The so-called copper tax keeping wholesale prices in line with fibre broadband costs will help drive uptake on the New Zealand Ultra-Fast Broadband network.
Written by Darren Greenwood, Contributor

In the dark and distant days of the noughties, when New Zealand was ruled by Helen Clark, the commentariat wanted faster broadband and the dastardly monopoly Telecom to receive a good spanking.

Looking to become more appealing, then-Opposition Leader John Key pushed Ultra-Fast Broadband (UFB) to make him hip and sexy, so UFB became a personal policy of his, and he successfully came to power.

And to help make UFB work, Telecom got yet another spanking, with it being forced to split into two and create Chorus.

This followed the unbundling of the local loop, something forced upon it by the newly elected leader of the Labour Party, David Cunliffe, who was the IT minister during the noughties, a loop unbundling also backed and demanded by the commentariat.

Now, here we are several years later. UFB is being rolled out, and we have controversy over what campaigners are calling a "copper tax".

The Commerce Commission has recommended a 25 percent drop in the wholesale price of copper. But the government believes that such a cut could harm Chorus, maybe even put it out of business, or at least threaten the rollout of its UFB, because copper-based broadband will become much cheaper than fibre-based broadband.

Campaigners say that not forcing Chorus to slash prices by this amount effectively amounts to a hidden NZ$600 million subsidy to Chorus, and they are calling this a "copper tax", which would be paid by the consumer.

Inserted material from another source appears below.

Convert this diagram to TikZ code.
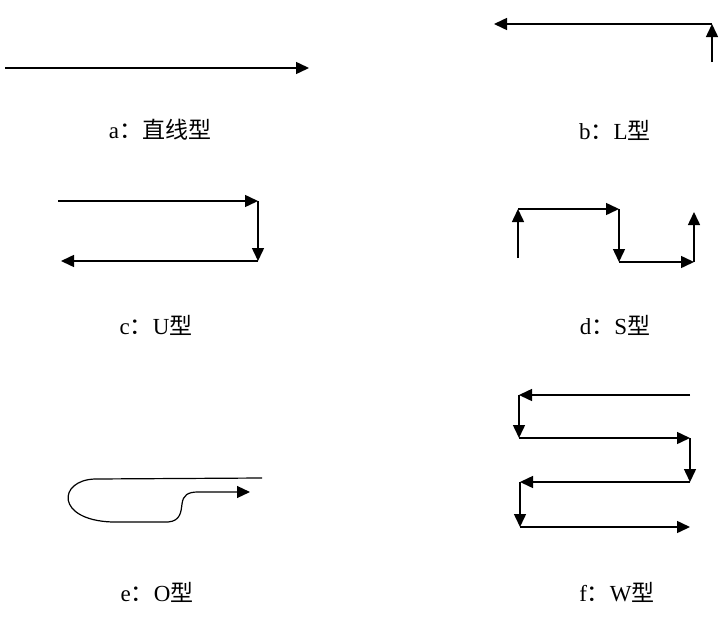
\documentclass[tikz,border=0pt]{standalone}
\usepackage{fontspec}
\setmainfont{Liberation Serif}
\newfontfamily\cjk{Noto Sans CJK SC}
\usetikzlibrary{arrows.meta}
\tikzset{
  flow/.style={line width=1.5pt, draw=black},
  arrow/.style={flow, -{Triangle[length=13pt,width=12pt]}},
  tag/.style={font=\fontsize{23}{26}\selectfont, inner sep=1pt},
}
\newcommand{\zh}[1]{{\cjk #1}}
\begin{document}
\begin{tikzpicture}[x=1pt, y=-1pt]
  \useasboundingbox[fill=white] (0,0) rectangle (720,621);
  % a: straight line
  \coordinate (a0) at (5,68);
  \coordinate (a1) at (309,68);
  \draw[arrow] (a0) -- (a1);
  \node[tag] (la) at (160,130) {a\zh{：直线型}};
  % b: L
  \coordinate (b0) at (712,62);
  \coordinate (b1) at (712,24);
  \coordinate (b2) at (494,24);
  \draw[arrow] (b0) -- (b1);
  \draw[arrow] (b1) -- (b2);
  \node[tag] (lb) at (615,130) {b\zh{：}L\zh{型}};
  % c: U
  \coordinate (c0) at (58,201);
  \coordinate (c1) at (258,201);
  \coordinate (c2) at (258,261);
  \coordinate (c3) at (61,261);
  \draw[arrow] (c0) -- (c1);
  \draw[arrow] (c1) -- (c2);
  \draw[arrow] (c2) -- (c3);
  \node[tag] (lc) at (156,325) {c\zh{：}U\zh{型}};
  % d: S
  \coordinate (d0) at (518,258);
  \coordinate (d1) at (518,209);
  \coordinate (d2) at (619,209);
  \coordinate (d3) at (619,262);
  \coordinate (d4) at (694,262);
  \coordinate (d5) at (694,212);
  \draw[arrow] (d0) -- (d1);
  \draw[arrow] (d1) -- (d2);
  \draw[arrow] (d2) -- (d3);
  \draw[arrow] (d3) -- (d4);
  \draw[arrow] (d4) -- (d5);
  \node[tag] (ld) at (615,325) {d\zh{：}S\zh{型}};
  % e: O
  \coordinate (e0) at (262,478);
  \coordinate (e1) at (250,492);
  \draw[arrow, line width=1.2pt] (e0) -- (95,479)
    .. controls (58,480) and (55,520) .. (112,522) -- (168,522)
    .. controls (181,521) and (181,511) .. (182,504)
    .. controls (183,495) and (188,492) .. (198,492) -- (e1);
  \node[tag] (le) at (157,592) {e\zh{：}O\zh{型}};
  % f: W
  \coordinate (f0) at (690,395);
  \coordinate (f1) at (519,395);
  \coordinate (f2) at (519,438);
  \coordinate (f3) at (690,438);
  \coordinate (f4) at (690,482);
  \coordinate (f5) at (520,482);
  \coordinate (f6) at (520,527);
  \coordinate (f7) at (690,527);
  \draw[arrow] (f0) -- (f1);
  \draw[arrow] (f1) -- (f2);
  \draw[arrow] (f2) -- (f3);
  \draw[arrow] (f3) -- (f4);
  \draw[arrow] (f4) -- (f5);
  \draw[arrow] (f5) -- (f6);
  \draw[arrow] (f6) -- (f7);
  \node[tag] (lf) at (617,592) {f\zh{：}W\zh{型}};
\end{tikzpicture}
\end{document}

There is, of course, much debate over this. The commentariat says that Chorus should stick to the agreements it made with the government, but, like any IT project, the fibre rollout appears to be costing more than planned. So, who should pay this extra? Should it be Chorus, the consumer, or the taxpayer?

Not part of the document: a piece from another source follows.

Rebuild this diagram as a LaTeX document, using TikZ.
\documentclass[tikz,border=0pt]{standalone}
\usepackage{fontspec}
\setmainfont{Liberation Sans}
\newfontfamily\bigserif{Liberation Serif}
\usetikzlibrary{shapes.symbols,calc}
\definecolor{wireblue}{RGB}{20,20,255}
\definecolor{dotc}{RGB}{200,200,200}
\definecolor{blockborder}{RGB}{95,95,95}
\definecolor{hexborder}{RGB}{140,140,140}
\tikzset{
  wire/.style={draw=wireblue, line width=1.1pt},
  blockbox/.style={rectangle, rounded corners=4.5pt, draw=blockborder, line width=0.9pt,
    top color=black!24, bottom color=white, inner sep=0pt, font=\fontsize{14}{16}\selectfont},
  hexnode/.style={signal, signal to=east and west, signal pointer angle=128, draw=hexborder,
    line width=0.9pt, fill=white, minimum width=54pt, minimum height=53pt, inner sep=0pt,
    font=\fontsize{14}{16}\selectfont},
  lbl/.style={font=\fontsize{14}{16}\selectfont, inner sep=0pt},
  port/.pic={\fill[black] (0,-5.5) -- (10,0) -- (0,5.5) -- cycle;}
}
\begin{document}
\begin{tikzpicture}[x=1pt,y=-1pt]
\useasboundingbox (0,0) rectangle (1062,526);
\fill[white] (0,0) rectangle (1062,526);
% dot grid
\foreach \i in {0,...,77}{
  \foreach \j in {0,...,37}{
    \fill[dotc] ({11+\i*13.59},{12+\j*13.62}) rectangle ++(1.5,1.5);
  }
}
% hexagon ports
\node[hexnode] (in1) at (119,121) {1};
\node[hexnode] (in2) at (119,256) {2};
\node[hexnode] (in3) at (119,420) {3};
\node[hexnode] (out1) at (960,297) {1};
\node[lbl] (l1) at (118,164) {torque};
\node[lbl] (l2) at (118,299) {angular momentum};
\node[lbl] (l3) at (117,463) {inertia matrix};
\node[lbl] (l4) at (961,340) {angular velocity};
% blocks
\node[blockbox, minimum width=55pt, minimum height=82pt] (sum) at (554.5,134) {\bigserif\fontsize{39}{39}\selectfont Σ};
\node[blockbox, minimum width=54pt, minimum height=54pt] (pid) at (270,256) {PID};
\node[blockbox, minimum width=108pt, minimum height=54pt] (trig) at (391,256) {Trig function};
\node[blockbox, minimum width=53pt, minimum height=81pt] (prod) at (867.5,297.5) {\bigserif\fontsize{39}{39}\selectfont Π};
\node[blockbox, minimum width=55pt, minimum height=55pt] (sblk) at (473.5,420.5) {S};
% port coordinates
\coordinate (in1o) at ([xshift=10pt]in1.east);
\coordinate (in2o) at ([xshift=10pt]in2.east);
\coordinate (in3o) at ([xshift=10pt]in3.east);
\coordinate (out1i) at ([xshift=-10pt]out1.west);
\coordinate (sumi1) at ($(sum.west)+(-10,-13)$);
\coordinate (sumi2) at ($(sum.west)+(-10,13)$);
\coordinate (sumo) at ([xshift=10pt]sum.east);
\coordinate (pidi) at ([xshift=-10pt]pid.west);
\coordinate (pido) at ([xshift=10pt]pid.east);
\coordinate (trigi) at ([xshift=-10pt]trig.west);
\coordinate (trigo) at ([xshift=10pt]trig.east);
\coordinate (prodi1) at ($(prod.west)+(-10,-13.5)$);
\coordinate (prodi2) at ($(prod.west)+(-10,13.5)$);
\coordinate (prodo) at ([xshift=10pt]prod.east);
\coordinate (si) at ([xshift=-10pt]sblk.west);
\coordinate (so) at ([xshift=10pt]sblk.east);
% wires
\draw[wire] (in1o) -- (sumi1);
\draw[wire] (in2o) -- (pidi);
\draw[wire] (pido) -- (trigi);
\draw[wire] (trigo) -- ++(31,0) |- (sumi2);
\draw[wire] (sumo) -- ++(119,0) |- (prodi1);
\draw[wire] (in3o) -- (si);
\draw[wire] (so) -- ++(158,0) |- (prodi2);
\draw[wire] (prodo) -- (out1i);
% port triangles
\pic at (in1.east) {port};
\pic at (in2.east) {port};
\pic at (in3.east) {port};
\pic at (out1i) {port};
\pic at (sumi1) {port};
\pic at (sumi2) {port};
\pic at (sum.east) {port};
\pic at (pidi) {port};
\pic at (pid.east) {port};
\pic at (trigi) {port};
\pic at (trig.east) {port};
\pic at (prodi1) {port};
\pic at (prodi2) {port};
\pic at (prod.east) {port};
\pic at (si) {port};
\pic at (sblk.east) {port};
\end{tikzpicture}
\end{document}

And it is by no means certain that if the wholesale price of copper did fall, the broadband retailers would pass on such savings to consumers, anyway.

It all seems like a bit of a pickle as the government finds itself between a rock and a hard place, with a flagship policy in some difficulty.

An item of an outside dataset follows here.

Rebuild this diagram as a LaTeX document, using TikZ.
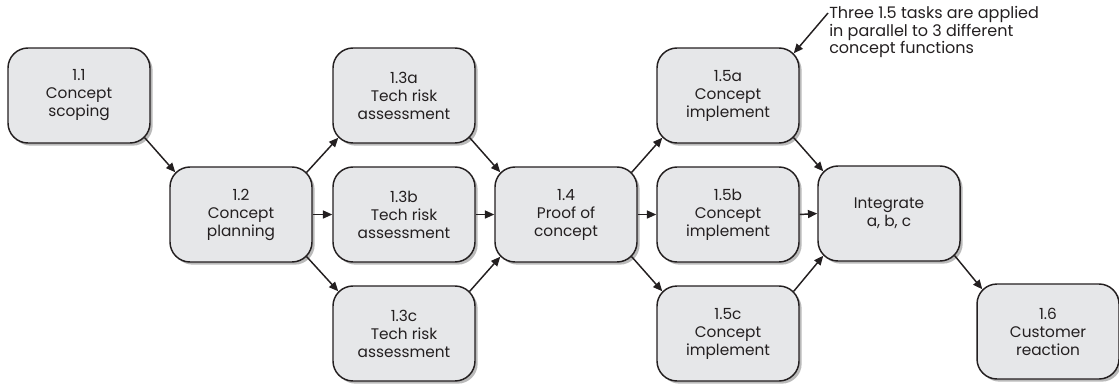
\documentclass[tikz,border=0pt]{standalone}
\usepackage{fontspec}
\setmainfont{Poppins}
\usetikzlibrary{arrows.meta,shadows,calc}
\definecolor{boxfill}{HTML}{E6E7E9}
\definecolor{ink}{HTML}{231F20}
\tikzset{
  task/.style={draw=ink, line width=1.1pt, fill=boxfill, rounded corners=15pt,
    minimum width=106.5pt, minimum height=71.25pt, align=center, inner sep=0pt,
    font=\fontsize{11.5pt}{13.5pt}\selectfont, text=ink,
    drop shadow={shadow xshift=2pt, shadow yshift=-2pt, fill=black!45, opacity=0.6}},
  conn/.style={draw=ink, line width=1.1pt, -{Triangle[length=7pt,width=6pt]}},
  note/.style={align=left, anchor=north west, inner sep=0pt, text=ink,
    font=\fontsize{12pt}{11.2pt}\selectfont}
}
\begin{document}
\begin{tikzpicture}[x=0.75pt,y=-0.75pt]
\useasboundingbox (0,0) rectangle (1119,383);
\node[task] (a11) at (79,95.5) {1.1\\Concept\\scoping};
\node[task] (a12) at (241,214.5) {1.2\\Concept\\planning};
\node[task] (a13a) at (404,95.5) {1.3a\\Tech risk\\assessment};
\node[task] (a13b) at (404,214.5) {1.3b\\Tech risk\\assessment};
\node[task] (a13c) at (404,333.5) {1.3c\\Tech risk\\assessment};
\node[task] (a14) at (566,214.5) {1.4\\Proof of\\concept};
\node[task] (a15a) at (728,95.5) {1.5a\\Concept\\implement};
\node[task] (a15b) at (728,214.5) {1.5b\\Concept\\implement};
\node[task] (a15c) at (728,333.5) {1.5c\\Concept\\implement};
\node[task] (int) at (889,213.5) {Integrate\\a, b, c};
\node[task] (a16) at (1048,331.5) {1.6\\Customer\\reaction};
\node[note] (note) at (829,6) {Three 1.5 tasks are applied\\in parallel to 3 different\\concept functions};
\coordinate (nstart) at (828,13);
% connectors
\def\ins{4.5pt}
\draw[conn] ($(a11.south east)+(-\ins,\ins)$) -- ($(a12.north west)+(\ins,-\ins)$);
\draw[conn] ($(a12.north east)+(-\ins,-\ins)$) -- ($(a13a.south west)+(\ins,\ins)$);
\draw[conn] (a12.east) -- (a13b.west);
\draw[conn] ($(a12.south east)+(-\ins,\ins)$) -- ($(a13c.north west)+(\ins,-\ins)$);
\draw[conn] ($(a13a.south east)+(-\ins,\ins)$) -- ($(a14.north west)+(\ins,-\ins)$);
\draw[conn] (a13b.east) -- (a14.west);
\draw[conn] ($(a13c.north east)+(-\ins,-\ins)$) -- ($(a14.south west)+(\ins,\ins)$);
\draw[conn] ($(a14.north east)+(-\ins,-\ins)$) -- ($(a15a.south west)+(\ins,\ins)$);
\draw[conn] (a14.east) -- (a15b.west);
\draw[conn] ($(a14.south east)+(-\ins,\ins)$) -- ($(a15c.north west)+(\ins,-\ins)$);
\draw[conn] ($(a15a.south east)+(-\ins,\ins)$) -- ($(int.north west)+(\ins,-\ins)$);
\draw[conn] (a15b.east) -- (int.west);
\draw[conn] ($(a15c.north east)+(-\ins,-\ins)$) -- ($(int.south west)+(\ins,\ins)$);
\draw[conn] ($(int.south east)+(-\ins,\ins)$) -- ($(a16.north west)+(\ins,-\ins)$);
\draw[conn] (nstart) -- ($(a15a.north east)+(-\ins,-\ins)$);
\end{tikzpicture}
\end{document}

It may be that copper-based broadband represents a stepping stone to fibre, but it may also be adequate for the needs of many, if not most.

No doubt some compromise will have to be found, so the "losses" to the consumer are not that great, nor are the "losses" to Chorus, and the UFB rollout isn't threatened in any way. The taxpayer will also have to bear some of the extra burden, say through government advertising to help boost UFB takeup. Compromise is the Kiwi way. It is the Key way, too.

The New Zealand Herald warned of governments "picking winners" in an editorial on Tuesday. Indeed, there is a message that once governments step in to satisfy certain lobby groups and interests, this can sometimes come at the expense of someone else. Picking winners means there are losers too, and the losers will complain loudly, so there is no pleasing everybody.

We see this with the churlish complaints from the campaigners, who should be more than happy to have a government pushing ahead with the UFB it demanded, and doing the best it can to make it work, given the circumstances of tight government budgets and so on.

Yes, compromises will have to be found, but it seems there's no satisfying some people.